Under appalling conditions Aziza organized education opportunities for the children of a refugee camp and simplified children’s access to the potable water.
She is the first Afghan girl who has been nominated for the prestigious International Children’s Peace Prize of Holland in its history.
“It is a great honor for me to be nominated for the Peace Prize (…) I hope I can compensate this honor by serving our children in the future.” said Aziza.
The committed teenager also provides circus training to the children living in the camp using two containers as playgrounds.

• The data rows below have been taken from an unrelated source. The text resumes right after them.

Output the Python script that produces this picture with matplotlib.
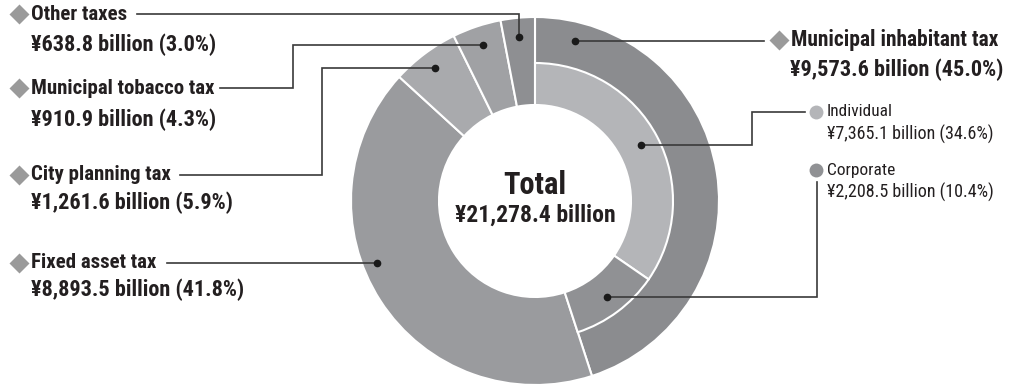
import numpy as np
import matplotlib
matplotlib.use("Agg")
import matplotlib.pyplot as plt
from matplotlib import font_manager

# municipal tax revenue (billion yen)
outer_names = ["Municipal inhabitant tax", "Fixed asset tax", "City planning tax",
               "Municipal tobacco tax", "Other taxes"]
outer_values = [9573.6, 8893.5, 1261.6, 910.9, 638.8]
outer_pct = [45.0, 41.8, 5.9, 4.3, 3.0]
outer_colors = ["#8b8c8f", "#9a9b9e", "#a9aaad", "#a0a1a4", "#8e8f92"]

inner_names = ["Individual", "Corporate"]
inner_values = [7365.1, 2208.5]
inner_pct = [34.6, 10.4]
inner_colors = ["#b4b5b8", "#909194"]

total = 21278.4

# pick a narrow font if there is one
names = {f.name for f in font_manager.fontManager.ttflist}
fam = [f for f in ["Roboto Condensed", "Liberation Sans Narrow", "DejaVu Sans Condensed"]
       if f in names] + ["DejaVu Sans"]
plt.rcParams["font.family"] = fam

W, H = 1011, 385
fig = plt.figure(figsize=(W / 100, H / 100), dpi=100)
ax = fig.add_axes([0, 0, 1, 1])

cx, cy = 535, 201
R_out, R_mid, R_hole = 184, 138, 96
txt = "#231f20"
line_c = "#3a3a3a"

ax.pie(outer_values, colors=outer_colors, startangle=-90, counterclock=True,
       radius=R_out, center=(cx, cy), frame=True,
       wedgeprops=dict(width=R_out - R_hole, edgecolor="white", linewidth=1.5))
rest = total - sum(inner_values)
w_in, _ = ax.pie(inner_values + [rest], colors=inner_colors + ["none"], startangle=-90,
                 counterclock=True, radius=R_mid, center=(cx, cy), frame=True,
                 wedgeprops=dict(width=R_mid - R_hole, edgecolor="white", linewidth=1.5))
w_in[-1].set_edgecolor("none")
ax.set_xlim(0, W)
ax.set_ylim(H, 0)
ax.set_aspect("equal")
ax.axis("off")


def mid_point(values, i, r):
    cum = np.cumsum([0] + list(values)) / total
    a = np.deg2rad(-90 + 360 * (cum[i] + cum[i + 1]) / 2)
    return cx + r * np.cos(a), cy + r * np.sin(a)


def point_at_y(r, y, side):
    return cx + side * np.sqrt(r ** 2 - (y - cy) ** 2), y


def leader(pts, dot):
    xs, ys = zip(*pts)
    ax.plot(xs, ys, color=line_c, lw=1.2, solid_joinstyle="miter")
    ax.plot(*dot, "o", color="#1a1a1a", ms=4.5)


# dots on the wedges
d_other = mid_point(outer_values, 4, 165)
d_tob = mid_point(outer_values, 3, 165)
d_city = mid_point(outer_values, 2, 166)
d_fixed = point_at_y(170, 263, -1)
d_inh = point_at_y(165, 41, 1)
d_ind = mid_point(inner_values, 0, 120)
d_corp = mid_point(inner_values, 1, 120)

leader([(137, 14), (d_other[0], 14), d_other], d_other)
leader([(220, 88), (293, 88), (293, d_tob[1]), d_tob], d_tob)
leader([(180, 175), (322, 175), (322, d_city[1]), d_city], d_city)
leader([(167, 263), d_fixed], d_fixed)
leader([d_inh, (764, d_inh[1])], d_inh)
leader([d_ind, (752, d_ind[1]), (752, 112), (805, 112)], d_ind)
leader([d_corp, (817, d_corp[1]), (817, 182)], d_corp)

# left labels
left = [(4, 14, 45), (3, 88, 120), (2, 175, 203), (1, 263, 290)]
for i, y1, y2 in left:
    ax.plot(19, y1, "D", color="#9a9a9a", ms=10.5, mec="none")
    ax.text(31, y1, outer_names[i], fontsize=15, fontweight="bold", color=txt,
            va="center", ha="left")
    ax.text(31, y2, "¥{:,.1f} billion ({:.1f}%)".format(outer_values[i], outer_pct[i]),
            fontsize=16, fontweight="bold", color=txt, va="center", ha="left")

# right labels
ax.plot(779, 40, "D", color="#9a9a9a", ms=10.5, mec="none")
ax.text(791, 40, outer_names[0], fontsize=15.5, fontweight="bold", color=txt,
        va="center", ha="left")
ax.text(790, 70, "¥{:,.1f} billion ({:.1f}%)".format(outer_values[0], outer_pct[0]),
        fontsize=16, fontweight="bold", color=txt, va="center", ha="left")

for i, y1, y2 in [(0, 112, 134), (1, 170, 192)]:
    ax.plot(816, y1, "o", color=inner_colors[i], ms=10, mec="none")
    ax.text(827, y1, inner_names[i], fontsize=12.5, color=txt, va="center", ha="left")
    ax.text(827, y2, "¥{:,.1f} billion ({:.1f}%)".format(inner_values[i], inner_pct[i]),
            fontsize=13, color=txt, va="center", ha="left")

# centre text
ax.text(cx, 185, "Total", fontsize=22, fontweight="bold", color=txt,
        ha="center", va="center")
ax.text(cx, 215, "¥{:,.1f} billion".format(total), fontsize=17, fontweight="bold",
        color=txt, ha="center", va="center")

fig.savefig("out.png", dpi=100)
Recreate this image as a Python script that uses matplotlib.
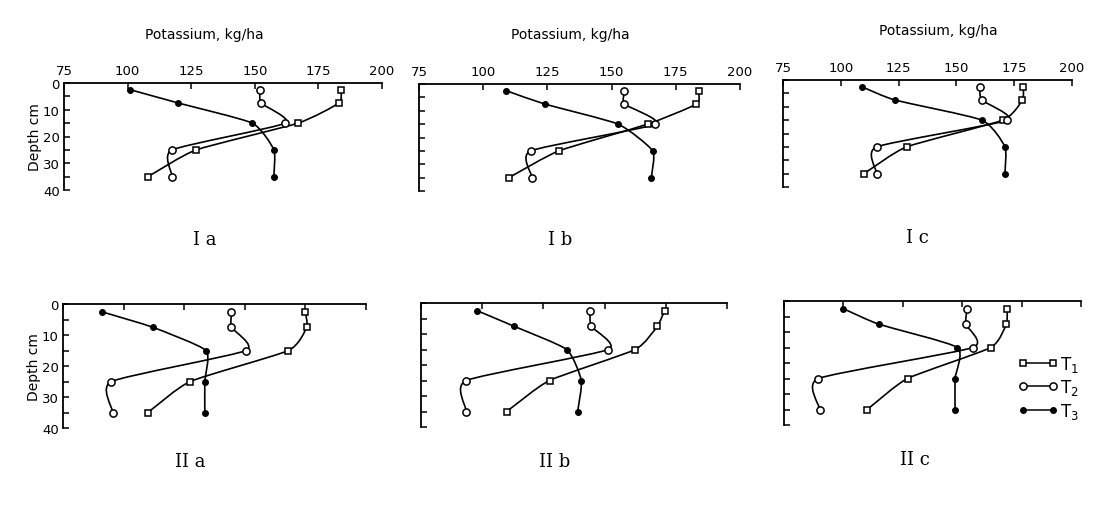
"""Depth profiles of available potassium under treatments T1-T3 (six panels)."""

import matplotlib

matplotlib.use("Agg")
import matplotlib.pyplot as plt
import numpy as np
from matplotlib.lines import Line2D
from matplotlib.patches import PathPatch
from matplotlib.path import Path


DEPTHS = [2.5, 7.5, 15, 25, 35]
X_TICKS = [75, 100, 125, 150, 175, 200]
Y_TICKS = [0, 10, 20, 30, 40]
Y_MINOR = [5, 15, 25, 35]

# potassium, kg/ha, per panel and treatment
IA_T1 = [184, 183, 167, 127, 108]
IA_T2 = [152, 152.5, 162, 117.5, 117.5]
IA_T3 = [101, 120, 149, 157.5, 157.5]

IB_T1 = [184, 183, 164, 129.5, 110]
IB_T2 = [155, 155, 167, 118.5, 119]
IB_T3 = [109, 124, 152.5, 166, 165.5]

IC_T1 = [179, 178.5, 170, 128.5, 110]
IC_T2 = [160, 161, 172, 115.5, 115.5]
IC_T3 = [109, 123.5, 161, 171, 171]

IIA_T1 = [175, 175.5, 168, 127.5, 110]
IIA_T2 = [144.5, 144.5, 150.5, 95, 95.5]
IIA_T3 = [91, 112, 134, 133.5, 133.5]

IIB_T1 = [174.5, 171.5, 162.5, 127.5, 110]
IIB_T2 = [144, 144.5, 151.5, 93.5, 93.5]
IIB_T3 = [98, 113, 134.5, 140.5, 139]

IIC_T1 = [169, 168.5, 162, 127, 110]
IIC_T2 = [152, 151.5, 154.5, 89.5, 90]
IIC_T3 = [100, 115, 148, 147, 147]

PANELS = [
    ("I a", (IA_T1, IA_T2, IA_T3)),
    ("I b", (IB_T1, IB_T2, IB_T3)),
    ("I c", (IC_T1, IC_T2, IC_T3)),
    ("II a", (IIA_T1, IIA_T2, IIA_T3)),
    ("II b", (IIB_T1, IIB_T2, IIB_T3)),
    ("II c", (IIC_T1, IIC_T2, IIC_T3)),
]
TREATMENTS = ["T$_1$", "T$_2$", "T$_3$"]

W, H = 1098, 510
# axes boxes in pixels: left, top, right, bottom
BOXES = [
    (64, 84, 382, 191),
    (419, 85, 740, 192),
    (783, 81, 1072, 188),
    (63, 305, 366, 429),
    (421, 304, 727, 428),
    (784, 302, 1081, 426),
]
LABEL_POS = [(205, 240), (560, 240), (917, 238), (190, 462), (555, 462), (915, 460)]
TITLE_POS = [(204, 35), (570, 35), (938, 31)]

MARKERS = [
    dict(marker="s", markersize=4.2, markerfacecolor="white", markeredgewidth=1.1),
    dict(marker="o", markersize=5.2, markerfacecolor="white", markeredgewidth=1.1),
    dict(marker="o", markersize=4.0, markerfacecolor="black", markeredgewidth=1.0),
]
TENSION = 0.55


def _smooth_path(x, y):
    # cardinal spline through the points, drawn as cubic bezier segments
    pts = np.column_stack([x, y]).astype(float)
    ext = np.vstack([2 * pts[0] - pts[1], pts, 2 * pts[-1] - pts[-2]])
    verts = [pts[0]]
    codes = [Path.MOVETO]
    for i in range(1, len(ext) - 2):
        p0, p1, p2, p3 = ext[i - 1], ext[i], ext[i + 1], ext[i + 2]
        verts += [p1 + TENSION * (p2 - p0) / 6.0, p2 - TENSION * (p3 - p1) / 6.0, p2]
        codes += [Path.CURVE4] * 3
    return Path(verts, codes)


def _axes(fig, box):
    left, top, right, bottom = box
    return fig.add_axes([left / W, 1 - bottom / H, (right - left) / W, (bottom - top) / H])


fig = plt.figure(figsize=(W / 100, H / 100), dpi=100)
fig.patch.set_facecolor("white")

for idx, (label, series) in enumerate(PANELS):
    ax = _axes(fig, BOXES[idx])
    ax.set_xlim(75, 200)
    ax.set_ylim(40, 0)
    for name in ("right", "bottom"):
        ax.spines[name].set_visible(False)
    for name in ("top", "left"):
        ax.spines[name].set_linewidth(1.3)
    ax.xaxis.set_ticks_position("top")
    ax.set_xticks(X_TICKS)
    ax.set_yticks(Y_TICKS)
    ax.set_yticks(Y_MINOR, minor=True)
    ax.tick_params(axis="both", which="both", direction="in", length=4, width=1.1,
                   labelsize=9.5)
    ax.tick_params(axis="x", pad=4, labeltop=idx < 3, labelbottom=False)
    ax.tick_params(axis="y", pad=3, labelleft=idx in (0, 3))
    ax.set_facecolor("none")

    for values, style in zip(series, MARKERS):
        ax.add_patch(PathPatch(_smooth_path(values, DEPTHS), facecolor="none",
                               edgecolor="black", linewidth=1.2, clip_on=False))
        ax.plot(values, DEPTHS, linestyle="none", color="black", clip_on=False, **style)

    if idx in (0, 3):
        ax.set_ylabel("Depth cm", fontsize=10, labelpad=1)

    lx, ly = LABEL_POS[idx]
    fig.text(lx / W, 1 - ly / H, label, ha="center", va="center",
             family="DejaVu Serif", fontsize=13)

    if idx == 5:
        handles = [Line2D([0], [0], color="black", linewidth=1.1, **style) for style in MARKERS]
        ax.legend(handles, TREATMENTS, numpoints=2, frameon=False, loc="upper left",
                  bbox_to_anchor=(0.76, 0.64), fontsize=12, handlelength=2.4,
                  handletextpad=0.1, labelspacing=0.2, borderpad=0)

for tx, ty in TITLE_POS:
    fig.text(tx / W, 1 - ty / H, "Potassium, kg/ha", ha="center", va="center", fontsize=10)

fig.savefig("out.png", dpi=100, facecolor="white")
plt.close(fig)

While Afghanistan is one of the most challenging places in the world to be a women, modern day heroes like Aziza practice their democratic rights in a country where 85 percent of women have no formal education and in fact are illiterate.
In order to value Aziza’s efforts providing potable water to the displaced families in the camp, the Irrigation and Canalization Directorate of Kabul conducted a ceremony to appreciate her efforts.
Aziza has been living in “Baghlan Camp” for ten years now together with eight other family members. Baghlan is located in the east of Kabul city.
It is expected that Aziza will compete with two other youths from Puerto Rico and Liberia for the International Children’s Peace Prize in November in Holland.
Despite the bad security situation and poverty in Afghanistan, there are still many children here who will stop at nothing to gain a chance at education.
Unfortunately in Afghanistan, women were systematically discriminated against and marginalized during the Taliban reign. The continued violation of their rights resulted in the deteriorating economic and social conditions of women in almost all areas of the country. It is to be hoped that educated girls like Aziza can change the path of the country towards a brighter future.
Last year, Malala Yousafzai, children’s rights activist from Pakistan and the youngest-ever Nobel Prize laureate, won the International Children’s Peace Prize.
An old Afghans saying goes: “Treasures even exist in ruins.”
14-year old girl Aziza Rahimzada proves this today.